Data shown =
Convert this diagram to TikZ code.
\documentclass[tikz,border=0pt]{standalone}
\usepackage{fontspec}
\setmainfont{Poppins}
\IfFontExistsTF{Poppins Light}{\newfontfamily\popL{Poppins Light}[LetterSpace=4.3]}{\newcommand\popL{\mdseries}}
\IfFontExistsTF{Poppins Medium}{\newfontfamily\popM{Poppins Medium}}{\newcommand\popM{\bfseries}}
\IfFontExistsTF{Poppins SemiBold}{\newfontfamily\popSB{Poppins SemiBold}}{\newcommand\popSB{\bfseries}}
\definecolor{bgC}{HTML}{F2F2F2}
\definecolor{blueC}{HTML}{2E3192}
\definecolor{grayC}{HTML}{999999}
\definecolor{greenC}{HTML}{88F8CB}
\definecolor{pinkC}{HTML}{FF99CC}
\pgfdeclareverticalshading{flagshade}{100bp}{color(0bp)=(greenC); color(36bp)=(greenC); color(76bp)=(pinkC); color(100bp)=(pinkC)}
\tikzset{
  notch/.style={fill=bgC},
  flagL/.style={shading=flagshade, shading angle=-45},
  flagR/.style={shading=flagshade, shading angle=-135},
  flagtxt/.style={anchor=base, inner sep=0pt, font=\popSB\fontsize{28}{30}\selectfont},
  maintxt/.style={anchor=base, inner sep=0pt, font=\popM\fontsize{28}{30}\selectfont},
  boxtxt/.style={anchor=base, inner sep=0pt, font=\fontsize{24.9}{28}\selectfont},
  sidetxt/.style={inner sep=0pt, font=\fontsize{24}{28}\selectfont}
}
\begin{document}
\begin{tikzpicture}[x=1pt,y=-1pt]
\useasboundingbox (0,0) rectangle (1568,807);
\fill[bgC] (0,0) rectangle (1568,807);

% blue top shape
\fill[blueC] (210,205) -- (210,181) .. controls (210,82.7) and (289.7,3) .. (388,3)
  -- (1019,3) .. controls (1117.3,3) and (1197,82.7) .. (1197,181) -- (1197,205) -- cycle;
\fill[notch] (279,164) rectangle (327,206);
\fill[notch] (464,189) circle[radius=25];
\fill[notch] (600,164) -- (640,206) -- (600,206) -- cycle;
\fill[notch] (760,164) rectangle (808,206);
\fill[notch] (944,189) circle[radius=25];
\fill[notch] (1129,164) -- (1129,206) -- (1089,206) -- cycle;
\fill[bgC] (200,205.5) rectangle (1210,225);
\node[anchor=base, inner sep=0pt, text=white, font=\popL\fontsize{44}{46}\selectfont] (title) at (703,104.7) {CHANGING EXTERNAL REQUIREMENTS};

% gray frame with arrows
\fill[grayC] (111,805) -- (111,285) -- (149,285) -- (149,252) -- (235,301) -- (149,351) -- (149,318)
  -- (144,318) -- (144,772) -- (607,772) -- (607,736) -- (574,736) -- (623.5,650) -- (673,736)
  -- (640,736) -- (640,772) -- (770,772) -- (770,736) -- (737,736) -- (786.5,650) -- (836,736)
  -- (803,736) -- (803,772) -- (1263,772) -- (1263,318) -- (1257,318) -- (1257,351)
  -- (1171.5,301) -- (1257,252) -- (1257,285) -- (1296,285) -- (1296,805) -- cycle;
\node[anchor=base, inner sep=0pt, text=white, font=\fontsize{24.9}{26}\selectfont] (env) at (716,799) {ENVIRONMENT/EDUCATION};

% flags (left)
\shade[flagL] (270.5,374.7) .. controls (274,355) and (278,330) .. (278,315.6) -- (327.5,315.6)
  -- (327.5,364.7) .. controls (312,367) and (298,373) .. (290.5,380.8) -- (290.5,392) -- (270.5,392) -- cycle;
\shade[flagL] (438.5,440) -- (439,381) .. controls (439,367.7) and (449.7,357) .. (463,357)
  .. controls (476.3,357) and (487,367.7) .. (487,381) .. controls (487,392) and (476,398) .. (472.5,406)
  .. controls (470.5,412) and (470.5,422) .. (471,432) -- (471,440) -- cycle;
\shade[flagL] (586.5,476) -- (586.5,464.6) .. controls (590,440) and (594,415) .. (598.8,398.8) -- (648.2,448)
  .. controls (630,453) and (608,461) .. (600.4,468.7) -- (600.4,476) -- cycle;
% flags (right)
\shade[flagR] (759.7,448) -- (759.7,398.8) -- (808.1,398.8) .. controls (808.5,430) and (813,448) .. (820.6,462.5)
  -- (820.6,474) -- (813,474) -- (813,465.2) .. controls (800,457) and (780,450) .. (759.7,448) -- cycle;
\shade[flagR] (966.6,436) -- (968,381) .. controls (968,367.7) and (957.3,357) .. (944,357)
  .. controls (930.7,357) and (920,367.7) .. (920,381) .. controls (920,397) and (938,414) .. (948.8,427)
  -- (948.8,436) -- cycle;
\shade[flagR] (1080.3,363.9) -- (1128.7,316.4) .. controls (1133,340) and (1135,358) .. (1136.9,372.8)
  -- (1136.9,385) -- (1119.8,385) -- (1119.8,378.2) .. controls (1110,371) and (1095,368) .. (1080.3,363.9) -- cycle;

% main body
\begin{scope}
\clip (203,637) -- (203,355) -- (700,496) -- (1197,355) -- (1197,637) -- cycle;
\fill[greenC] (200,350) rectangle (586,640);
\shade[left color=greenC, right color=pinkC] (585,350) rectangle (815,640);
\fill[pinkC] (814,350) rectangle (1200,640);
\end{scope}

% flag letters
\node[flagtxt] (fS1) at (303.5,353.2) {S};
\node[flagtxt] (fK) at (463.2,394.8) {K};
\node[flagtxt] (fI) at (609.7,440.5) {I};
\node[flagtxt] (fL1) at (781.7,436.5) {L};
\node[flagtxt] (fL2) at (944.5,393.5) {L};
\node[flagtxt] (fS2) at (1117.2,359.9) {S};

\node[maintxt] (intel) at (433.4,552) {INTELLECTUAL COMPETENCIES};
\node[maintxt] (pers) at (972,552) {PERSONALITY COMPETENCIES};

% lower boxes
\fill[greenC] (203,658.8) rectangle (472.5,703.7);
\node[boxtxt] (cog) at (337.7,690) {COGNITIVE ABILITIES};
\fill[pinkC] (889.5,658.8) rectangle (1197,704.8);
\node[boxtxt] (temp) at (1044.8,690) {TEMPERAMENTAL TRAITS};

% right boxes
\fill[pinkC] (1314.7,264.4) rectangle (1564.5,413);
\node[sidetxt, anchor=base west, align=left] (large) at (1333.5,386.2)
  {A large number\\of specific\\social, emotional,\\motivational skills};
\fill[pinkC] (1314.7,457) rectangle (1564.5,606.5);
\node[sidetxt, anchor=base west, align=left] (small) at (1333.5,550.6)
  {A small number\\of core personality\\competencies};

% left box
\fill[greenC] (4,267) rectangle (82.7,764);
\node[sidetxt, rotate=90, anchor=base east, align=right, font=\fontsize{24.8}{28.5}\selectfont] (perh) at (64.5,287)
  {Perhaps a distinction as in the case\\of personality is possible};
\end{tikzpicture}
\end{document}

The exercise = Write out exactly, please, the lines beginning at the start of the material and ending with the line that holds "(title) at (703,104.7)", both included.

Full output =
Convert this diagram to TikZ code.
\documentclass[tikz,border=0pt]{standalone}
\usepackage{fontspec}
\setmainfont{Poppins}
\IfFontExistsTF{Poppins Light}{\newfontfamily\popL{Poppins Light}[LetterSpace=4.3]}{\newcommand\popL{\mdseries}}
\IfFontExistsTF{Poppins Medium}{\newfontfamily\popM{Poppins Medium}}{\newcommand\popM{\bfseries}}
\IfFontExistsTF{Poppins SemiBold}{\newfontfamily\popSB{Poppins SemiBold}}{\newcommand\popSB{\bfseries}}
\definecolor{bgC}{HTML}{F2F2F2}
\definecolor{blueC}{HTML}{2E3192}
\definecolor{grayC}{HTML}{999999}
\definecolor{greenC}{HTML}{88F8CB}
\definecolor{pinkC}{HTML}{FF99CC}
\pgfdeclareverticalshading{flagshade}{100bp}{color(0bp)=(greenC); color(36bp)=(greenC); color(76bp)=(pinkC); color(100bp)=(pinkC)}
\tikzset{
  notch/.style={fill=bgC},
  flagL/.style={shading=flagshade, shading angle=-45},
  flagR/.style={shading=flagshade, shading angle=-135},
  flagtxt/.style={anchor=base, inner sep=0pt, font=\popSB\fontsize{28}{30}\selectfont},
  maintxt/.style={anchor=base, inner sep=0pt, font=\popM\fontsize{28}{30}\selectfont},
  boxtxt/.style={anchor=base, inner sep=0pt, font=\fontsize{24.9}{28}\selectfont},
  sidetxt/.style={inner sep=0pt, font=\fontsize{24}{28}\selectfont}
}
\begin{document}
\begin{tikzpicture}[x=1pt,y=-1pt]
\useasboundingbox (0,0) rectangle (1568,807);
\fill[bgC] (0,0) rectangle (1568,807);

% blue top shape
\fill[blueC] (210,205) -- (210,181) .. controls (210,82.7) and (289.7,3) .. (388,3)
  -- (1019,3) .. controls (1117.3,3) and (1197,82.7) .. (1197,181) -- (1197,205) -- cycle;
\fill[notch] (279,164) rectangle (327,206);
\fill[notch] (464,189) circle[radius=25];
\fill[notch] (600,164) -- (640,206) -- (600,206) -- cycle;
\fill[notch] (760,164) rectangle (808,206);
\fill[notch] (944,189) circle[radius=25];
\fill[notch] (1129,164) -- (1129,206) -- (1089,206) -- cycle;
\fill[bgC] (200,205.5) rectangle (1210,225);
\node[anchor=base, inner sep=0pt, text=white, font=\popL\fontsize{44}{46}\selectfont] (title) at (703,104.7) {CHANGING EXTERNAL REQUIREMENTS};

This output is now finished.